Turkey to start human trials for locally produced COVID-19 vaccine

Turkey will begin human trials for three locally produced COVID-19 vaccines within 10 days, Health Minister Fahrettin Koca has said.

Koca’s announcement came during a visit to pharmaceutical companies in the northwestern Tekirdağ province where he examined the laboratory where the vaccine is being developed and received information about the process.

After his tour of the premises, Koca informed President Recep Tayyip Erdoğan about the status of the vaccine and relayed the information in a video call.

“I want to share some good news with you,” Koca told Erdoğan. “You know there are currently 13 vaccines being developed in our country for COVID-19. One of them is spearheaded by our professor Aykut Özdarendeli and backed by the University of Erciyes and our ministry. That vaccine has just completed tests on animals successfully, which concluded the preclinical trials. I wanted to give you the good news that the vaccine has reached the human trial phase.”

The minister explained that the animal trials included 19 animals infected with the coronavirus,10 of them given the vaccine, while nine were placed in a control group without administering the vaccine.

According to Koca, the vaccine study led by Özdarendeli was the second vaccine that successfully completed the preclinical trials and reached the human trial phase.

The third one was an inactivated vaccine, which uses the killed version of the virus that causes the disease, that is being developed by Koçak Pharma, Koca said.

Regarding production, once the vaccines are approved, Koca said the facilities he visited were well equipped to produce the necessary volume while complying with good manufacturing process (GMP) guidelines, adding that a similar production plant was ready in southeastern Adıyaman province.

After hearing the details of the vaccine developments, Erdoğan thanked everyone involved for their efforts.

“I would like to congratulate and thank everyone involved on behalf of myself and our people.
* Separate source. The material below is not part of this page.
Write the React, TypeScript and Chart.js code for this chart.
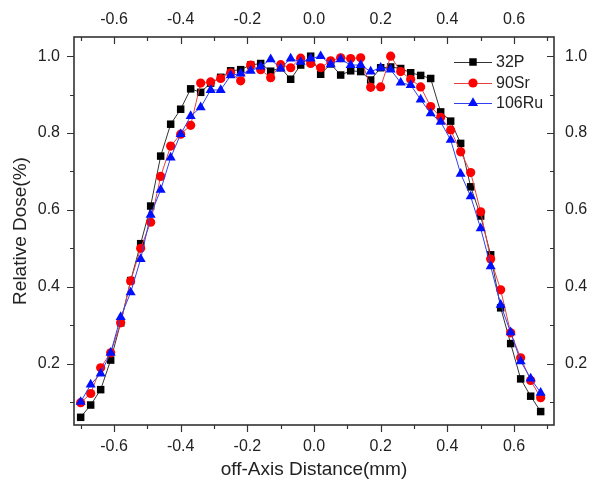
import React, { useEffect, useRef } from "react";
import { Chart, registerables } from "chart.js";

Chart.register(...registerables);

const xValues = [
  -0.70, -0.67, -0.64, -0.61, -0.58, -0.55, -0.52, -0.49, -0.46, -0.43,
  -0.40, -0.37, -0.34, -0.31, -0.28, -0.25, -0.22, -0.19, -0.16, -0.13,
  -0.10, -0.07, -0.04, -0.01, 0.02, 0.05, 0.08, 0.11, 0.14, 0.17,
  0.20, 0.23, 0.26, 0.29, 0.32, 0.35, 0.38, 0.41, 0.44, 0.47,
  0.50, 0.53, 0.56, 0.59, 0.62, 0.65, 0.68,
];

const p32 = [
  0.060, 0.092, 0.132, 0.209, 0.306, 0.416, 0.512, 0.610, 0.740, 0.823,
  0.862, 0.915, 0.906, 0.930, 0.945, 0.962, 0.965, 0.977, 0.981, 0.961,
  0.970, 0.940, 0.977, 1.000, 0.953, 0.980, 0.951, 0.962, 0.960, 0.938,
  0.970, 0.972, 0.968, 0.957, 0.950, 0.942, 0.855, 0.831, 0.773, 0.660,
  0.584, 0.483, 0.345, 0.252, 0.160, 0.115, 0.075,
];

const sr90 = [
  0.098, 0.122, 0.189, 0.228, 0.306, 0.415, 0.500, 0.568, 0.687, 0.766,
  0.797, 0.820, 0.930, 0.933, 0.942, 0.957, 0.936, 0.977, 0.965, 0.944,
  0.978, 0.970, 0.995, 0.981, 0.970, 0.988, 0.996, 0.994, 0.996, 0.919,
  0.920, 1.000, 0.960, 0.940, 0.920, 0.869, 0.841, 0.808, 0.751, 0.697,
  0.595, 0.472, 0.392, 0.280, 0.215, 0.156, 0.111,
];

const ru106 = [
  0.100, 0.145, 0.174, 0.228, 0.321, 0.385, 0.472, 0.587, 0.652, 0.736,
  0.797, 0.844, 0.867, 0.912, 0.912, 0.950, 0.955, 0.962, 0.973, 0.992,
  0.968, 0.994, 0.985, 0.994, 1.000, 0.979, 0.992, 0.977, 0.977, 0.960,
  0.970, 0.965, 0.931, 0.925, 0.887, 0.851, 0.829, 0.782, 0.694, 0.635,
  0.552, 0.453, 0.353, 0.281, 0.206, 0.161, 0.124,
];

const seriesNames = ["32P", "90Sr", "106Ru"];
const xMajorTicks = [-0.6, -0.4, -0.2, 0.0, 0.2, 0.4, 0.6];
const xMinorTicks = [-0.7, -0.5, -0.3, -0.1, 0.1, 0.3, 0.5, 0.7];
const yMajorTicks = [0.2, 0.4, 0.6, 0.8, 1.0];
const yMinorTicks = [0.1, 0.3, 0.5, 0.7, 0.9];
const xTitle = "off-Axis Distance(mm)";
const yTitle = "Relative Dose(%)";

const FONT = "'Liberation Sans', Arial, sans-serif";
const TEXT = "#222";
const styles = [
  { line: "#333333", fill: "#000000", shape: "rect", r: 5.3 },
  { line: "#e8403f", fill: "#ff0000", shape: "circle", r: 4.6 },
  { line: "#3040f0", fill: "#0010ff", shape: "triangle", r: 5.8 },
];

function drawMarker(ctx: CanvasRenderingContext2D, shape: string, x: number, y: number, r: number) {
  ctx.beginPath();
  if (shape === "rect") {
    const s = Math.SQRT1_2 * r;
    ctx.rect(x - s, y - s, 2 * s, 2 * s);
  } else if (shape === "circle") {
    ctx.arc(x, y, r, 0, Math.PI * 2);
  } else {
    const a = Math.PI / 6;
    ctx.moveTo(x, y - r);
    ctx.lineTo(x + Math.cos(a) * r, y + Math.sin(a) * r);
    ctx.lineTo(x - Math.cos(a) * r, y + Math.sin(a) * r);
    ctx.closePath();
  }
  ctx.fill();
}

const framePlugin = {
  id: "frameTicksLegend",
  afterDraw(chart: any) {
    const { ctx, chartArea, scales } = chart;
    const { left, right, top, bottom } = chartArea;
    const xs = scales.x;
    const ys = scales.y;
    ctx.save();
    ctx.strokeStyle = "#333";
    ctx.lineWidth = 1.2;
    ctx.beginPath();
    const xTick = (v: number, len: number) => {
      const px = Math.round(xs.getPixelForValue(v)) + 0.5;
      ctx.moveTo(px, bottom);
      ctx.lineTo(px, bottom + len);
      ctx.moveTo(px, top);
      ctx.lineTo(px, top + len);
    };
    const yTick = (v: number, len: number) => {
      const py = Math.round(ys.getPixelForValue(v)) + 0.5;
      ctx.moveTo(left, py);
      ctx.lineTo(left - len, py);
      ctx.moveTo(right, py);
      ctx.lineTo(right - len, py);
    };
    xMajorTicks.forEach((v) => xTick(v, 7));
    xMinorTicks.forEach((v) => xTick(v, 4));
    yMajorTicks.forEach((v) => yTick(v, 7));
    yMinorTicks.forEach((v) => yTick(v, 4));
    ctx.stroke();
    ctx.lineWidth = 1.6;
    ctx.strokeRect(left, top, right - left, bottom - top);

    // legend
    const lx0 = right - 100;
    const lx1 = right - 62;
    const rowY = [top + 25, top + 46, top + 66];
    ctx.font = `16px ${FONT}`;
    ctx.textBaseline = "middle";
    ctx.textAlign = "left";
    seriesNames.forEach((name, i) => {
      const st = styles[i];
      const y = rowY[i];
      ctx.strokeStyle = st.line;
      ctx.lineWidth = 1;
      ctx.beginPath();
      ctx.moveTo(lx0, y + 0.5);
      ctx.lineTo(lx1, y + 0.5);
      ctx.stroke();
      ctx.fillStyle = st.fill;
      drawMarker(ctx, st.shape, (lx0 + lx1) / 2, y, st.r);
      ctx.fillStyle = TEXT;
      ctx.fillText(name, lx1 + 4, y + 1);
    });
    ctx.restore();
  },
};

export default function App() {
  const canvasRef = useRef<HTMLCanvasElement | null>(null);

  useEffect(() => {
    if (!canvasRef.current) return;
    const seriesData = [p32, sr90, ru106];
    const datasets = seriesData.map((arr, i) => ({
      label: seriesNames[i],
      data: arr.map((v, k) => ({ x: xValues[k], y: v })),
      xAxisID: "x",
      yAxisID: "y",
      borderColor: styles[i].line,
      borderWidth: 1,
      backgroundColor: styles[i].fill,
      pointBackgroundColor: styles[i].fill,
      pointBorderColor: styles[i].fill,
      pointBorderWidth: 0,
      pointStyle: styles[i].shape,
      pointRadius: styles[i].r,
      fill: false,
      tension: 0,
      order: 3 - i,
    }));

    const tickFont = { family: FONT, size: 16 };
    const titleFont = { family: FONT, size: 19 };
    const fmt = (v: any) => Number(v).toFixed(1);

    const chart = new Chart(canvasRef.current, {
      type: "line",
      data: { datasets },
      plugins: [framePlugin],
      options: {
        animation: false,
        responsive: false,
        devicePixelRatio: 1,
        layout: { padding: 0 },
        plugins: { legend: { display: false }, tooltip: { enabled: false } },
        scales: {
          x: {
            type: "linear",
            position: "bottom",
            min: -0.72,
            max: 0.72,
            grid: { display: false },
            border: { display: false },
            ticks: { font: tickFont, color: TEXT, padding: 4, autoSkip: false, maxRotation: 0, callback: fmt },
            afterBuildTicks: (s: any) => { s.ticks = xMajorTicks.map((v) => ({ value: v })); },
            afterFit: (s: any) => { s.height = 61; },
            title: { display: true, text: xTitle, font: titleFont, color: TEXT, padding: { top: 0, bottom: 5 } },
          },
          x2: {
            type: "linear",
            position: "top",
            min: -0.72,
            max: 0.72,
            display: true,
            grid: { display: false },
            border: { display: false },
            ticks: { font: tickFont, color: TEXT, padding: 0, autoSkip: false, maxRotation: 0, callback: fmt },
            afterBuildTicks: (s: any) => { s.ticks = xMajorTicks.map((v) => ({ value: v })); },
            afterFit: (s: any) => { s.height = 37; },
          },
          y: {
            type: "linear",
            position: "left",
            min: 0.04,
            max: 1.05,
            grid: { display: false },
            border: { display: false },
            ticks: { font: tickFont, color: TEXT, padding: 6, autoSkip: false, callback: fmt },
            afterBuildTicks: (s: any) => { s.ticks = yMajorTicks.map((v) => ({ value: v })); },
            afterFit: (s: any) => { s.width = 74; },
            title: { display: true, text: yTitle, font: titleFont, color: TEXT, padding: { top: 9, bottom: 0 } },
          },
          y2: {
            type: "linear",
            position: "right",
            min: 0.04,
            max: 1.05,
            display: true,
            grid: { display: false },
            border: { display: false },
            ticks: { font: tickFont, color: TEXT, padding: 3, autoSkip: false, callback: fmt },
            afterBuildTicks: (s: any) => { s.ticks = yMajorTicks.map((v) => ({ value: v })); },
            afterFit: (s: any) => { s.width = 47; },
          },
        },
      } as any,
    });
    return () => chart.destroy();
  }, []);

  return (
    <div style={{ position: "absolute", left: 0, top: 0, width: 601, height: 486, background: "#fff" }}>
      <canvas ref={canvasRef} width={601} height={486} style={{ width: 601, height: 486, display: "block" }} />
    </div>
  );
}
I hope we can start production soon and start vaccinating our people, so we can significantly lower our patient numbers,” the president said.

Rare symptoms in eyes

Meanwhile, a Turkish doctor warned that some coronavirus patients could show COVID-19 in their eyes, albeit rarely.

Speaking to Anadolu Agency (AA), Tuncay Sezgin, an optometry doctor, said that such symptoms were reported in at least 1%-2% of COVID-19 patients, noting that eyes are an important transmission route for the virus.

Noting that red eyes, a condition known as conjunctivitis, had been identified in such patients, Sezgin recommended that people in occupations involving frequent and close contact with others should use protective eyewear. He said while protective eyewear would not be sufficient protection by itself, it could reduce the chances of contracting the virus via droplets coming into contact with eyes.

Warning that those suffering from COVID-19 could infect others by talking, sneezing or coughing, Sezgin said the virus could be transmitted if infected droplets reached another person's conjunctiva – the membrane covering the inside of the eyelids and white part of the eyes.

"Protective glasses are preferable to prevent contamination via our eyes," he added.

Sezgin also said changing contact lenses every day, rather than monthly, was another way to reduce contamination risks through the eyes.

Despite the rarity of the condition's relation to coronavirus, he urged people who exhibit sudden redness, watering or stinging in their eyes to see a doctor.